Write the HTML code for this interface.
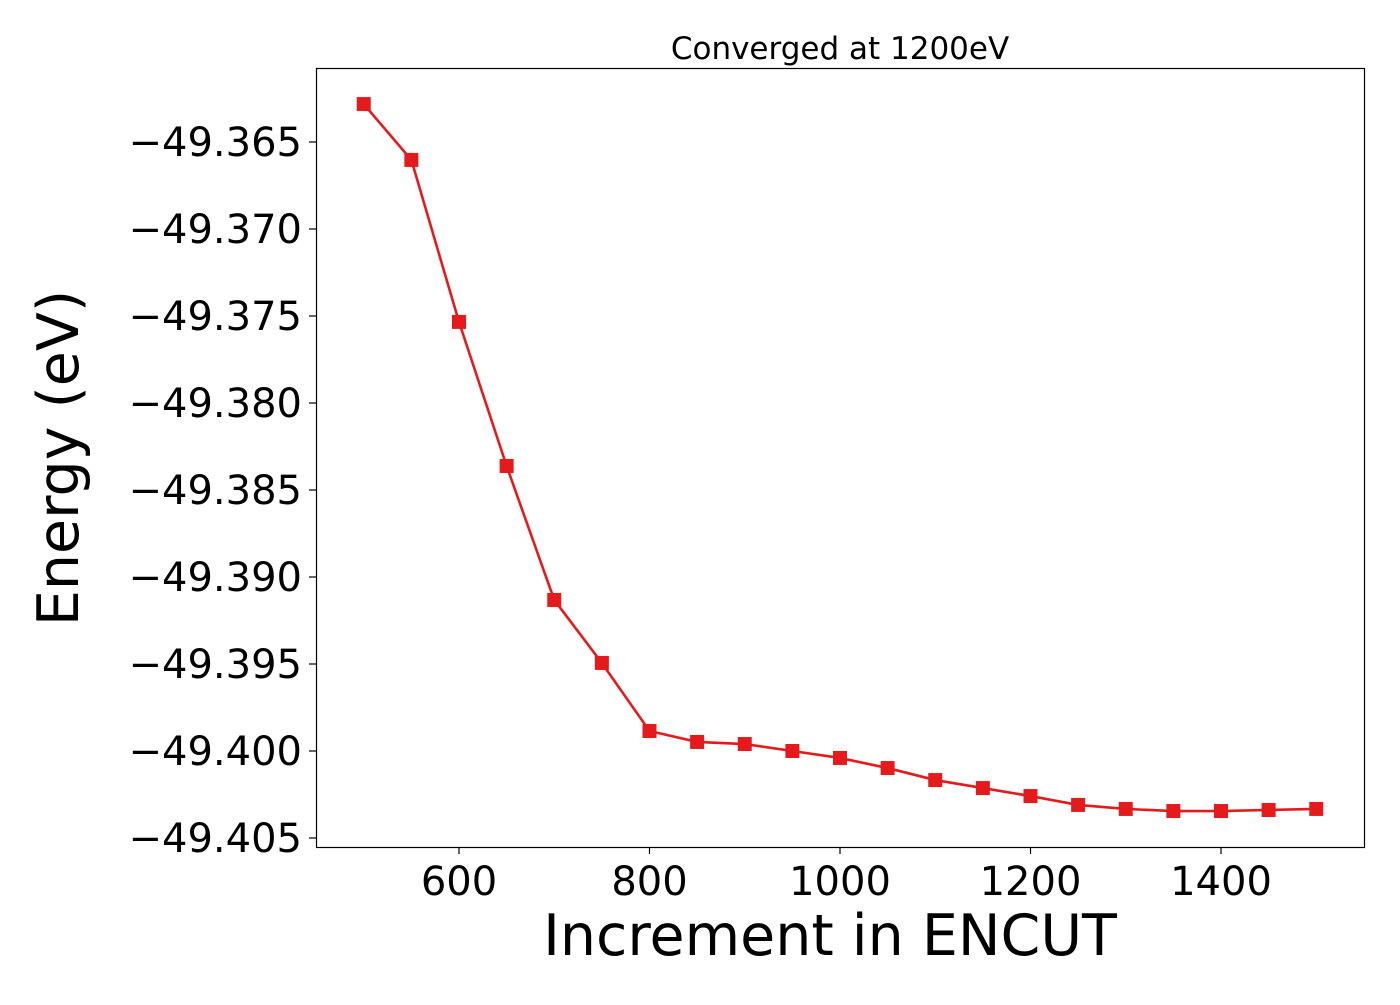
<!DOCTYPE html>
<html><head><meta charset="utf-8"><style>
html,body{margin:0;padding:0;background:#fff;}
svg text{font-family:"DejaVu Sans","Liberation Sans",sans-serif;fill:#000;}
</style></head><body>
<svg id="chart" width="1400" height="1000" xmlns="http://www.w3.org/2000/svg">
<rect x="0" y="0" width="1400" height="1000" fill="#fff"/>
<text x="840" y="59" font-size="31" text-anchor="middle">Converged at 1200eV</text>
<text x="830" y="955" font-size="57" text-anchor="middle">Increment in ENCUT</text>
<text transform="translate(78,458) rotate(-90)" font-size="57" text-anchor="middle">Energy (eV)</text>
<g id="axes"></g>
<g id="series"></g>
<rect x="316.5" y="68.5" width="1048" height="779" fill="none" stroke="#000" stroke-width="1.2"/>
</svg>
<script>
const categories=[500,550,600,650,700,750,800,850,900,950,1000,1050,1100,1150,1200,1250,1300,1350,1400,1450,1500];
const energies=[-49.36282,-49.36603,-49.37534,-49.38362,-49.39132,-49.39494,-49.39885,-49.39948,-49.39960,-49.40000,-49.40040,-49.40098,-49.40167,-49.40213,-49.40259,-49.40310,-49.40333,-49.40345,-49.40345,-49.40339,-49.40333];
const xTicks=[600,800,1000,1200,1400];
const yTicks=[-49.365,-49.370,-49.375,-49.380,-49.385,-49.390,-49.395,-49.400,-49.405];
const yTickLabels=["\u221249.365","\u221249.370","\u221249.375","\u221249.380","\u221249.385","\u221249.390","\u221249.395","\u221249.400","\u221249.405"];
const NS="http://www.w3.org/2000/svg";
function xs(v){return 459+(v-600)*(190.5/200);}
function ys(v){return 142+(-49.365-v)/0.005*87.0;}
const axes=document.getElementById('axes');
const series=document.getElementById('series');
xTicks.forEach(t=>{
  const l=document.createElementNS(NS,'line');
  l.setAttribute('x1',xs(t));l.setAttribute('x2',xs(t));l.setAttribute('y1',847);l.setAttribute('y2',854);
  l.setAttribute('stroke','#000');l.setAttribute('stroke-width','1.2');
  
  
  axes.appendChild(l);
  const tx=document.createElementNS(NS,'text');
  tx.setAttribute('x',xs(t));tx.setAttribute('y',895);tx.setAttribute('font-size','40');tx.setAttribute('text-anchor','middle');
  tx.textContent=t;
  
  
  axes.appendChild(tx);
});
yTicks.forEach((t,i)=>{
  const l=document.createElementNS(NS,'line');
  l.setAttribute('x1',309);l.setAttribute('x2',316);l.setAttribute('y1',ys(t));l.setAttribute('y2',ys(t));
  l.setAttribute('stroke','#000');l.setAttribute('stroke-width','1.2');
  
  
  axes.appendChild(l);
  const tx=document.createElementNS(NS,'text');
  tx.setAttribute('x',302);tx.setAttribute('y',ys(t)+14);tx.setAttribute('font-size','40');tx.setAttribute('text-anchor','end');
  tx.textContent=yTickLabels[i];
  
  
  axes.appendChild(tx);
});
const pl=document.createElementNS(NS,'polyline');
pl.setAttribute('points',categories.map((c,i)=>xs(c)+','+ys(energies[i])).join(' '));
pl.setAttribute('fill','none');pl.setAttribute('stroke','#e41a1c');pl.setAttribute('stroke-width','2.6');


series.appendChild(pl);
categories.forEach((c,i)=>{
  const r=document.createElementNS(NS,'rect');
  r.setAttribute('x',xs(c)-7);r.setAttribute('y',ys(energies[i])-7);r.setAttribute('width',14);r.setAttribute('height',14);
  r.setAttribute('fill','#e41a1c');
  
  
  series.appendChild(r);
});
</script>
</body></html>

Exercise goal >> Set the pictures aside and transcribe the data above exactly.

Full solution >>
Write the HTML code for this interface.
<!DOCTYPE html>
<html><head><meta charset="utf-8"><style>
html,body{margin:0;padding:0;background:#fff;}
svg text{font-family:"DejaVu Sans","Liberation Sans",sans-serif;fill:#000;}
</style></head><body>
<svg id="chart" width="1400" height="1000" xmlns="http://www.w3.org/2000/svg">
<rect x="0" y="0" width="1400" height="1000" fill="#fff"/>
<text x="840" y="59" font-size="31" text-anchor="middle">Converged at 1200eV</text>
<text x="830" y="955" font-size="57" text-anchor="middle">Increment in ENCUT</text>
<text transform="translate(78,458) rotate(-90)" font-size="57" text-anchor="middle">Energy (eV)</text>
<g id="axes"></g>
<g id="series"></g>
<rect x="316.5" y="68.5" width="1048" height="779" fill="none" stroke="#000" stroke-width="1.2"/>
</svg>
<script>
const categories=[500,550,600,650,700,750,800,850,900,950,1000,1050,1100,1150,1200,1250,1300,1350,1400,1450,1500];
const energies=[-49.36282,-49.36603,-49.37534,-49.38362,-49.39132,-49.39494,-49.39885,-49.39948,-49.39960,-49.40000,-49.40040,-49.40098,-49.40167,-49.40213,-49.40259,-49.40310,-49.40333,-49.40345,-49.40345,-49.40339,-49.40333];
const xTicks=[600,800,1000,1200,1400];
const yTicks=[-49.365,-49.370,-49.375,-49.380,-49.385,-49.390,-49.395,-49.400,-49.405];
const yTickLabels=["\u221249.365","\u221249.370","\u221249.375","\u221249.380","\u221249.385","\u221249.390","\u221249.395","\u221249.400","\u221249.405"];
const NS="http://www.w3.org/2000/svg";
function xs(v){return 459+(v-600)*(190.5/200);}
function ys(v){return 142+(-49.365-v)/0.005*87.0;}
const axes=document.getElementById('axes');
const series=document.getElementById('series');
xTicks.forEach(t=>{
  const l=document.createElementNS(NS,'line');
  l.setAttribute('x1',xs(t));l.setAttribute('x2',xs(t));l.setAttribute('y1',847);l.setAttribute('y2',854);
  l.setAttribute('stroke','#000');l.setAttribute('stroke-width','1.2');
  
  
  axes.appendChild(l);
  const tx=document.createElementNS(NS,'text');
  tx.setAttribute('x',xs(t));tx.setAttribute('y',895);tx.setAttribute('font-size','40');tx.setAttribute('text-anchor','middle');
  tx.textContent=t;
  
  
  axes.appendChild(tx);
});
yTicks.forEach((t,i)=>{
  const l=document.createElementNS(NS,'line');
  l.setAttribute('x1',309);l.setAttribute('x2',316);l.setAttribute('y1',ys(t));l.setAttribute('y2',ys(t));
  l.setAttribute('stroke','#000');l.setAttribute('stroke-width','1.2');
  
  
  axes.appendChild(l);
  const tx=document.createElementNS(NS,'text');
  tx.setAttribute('x',302);tx.setAttribute('y',ys(t)+14);tx.setAttribute('font-size','40');tx.setAttribute('text-anchor','end');
  tx.textContent=yTickLabels[i];
  
  
  axes.appendChild(tx);
});
const pl=document.createElementNS(NS,'polyline');
pl.setAttribute('points',categories.map((c,i)=>xs(c)+','+ys(energies[i])).join(' '));
pl.setAttribute('fill','none');pl.setAttribute('stroke','#e41a1c');pl.setAttribute('stroke-width','2.6');


series.appendChild(pl);
categories.forEach((c,i)=>{
  const r=document.createElementNS(NS,'rect');
  r.setAttribute('x',xs(c)-7);r.setAttribute('y',ys(energies[i])-7);r.setAttribute('width',14);r.setAttribute('height',14);
  r.setAttribute('fill','#e41a1c');
  
  
  series.appendChild(r);
});
</script>
</body></html>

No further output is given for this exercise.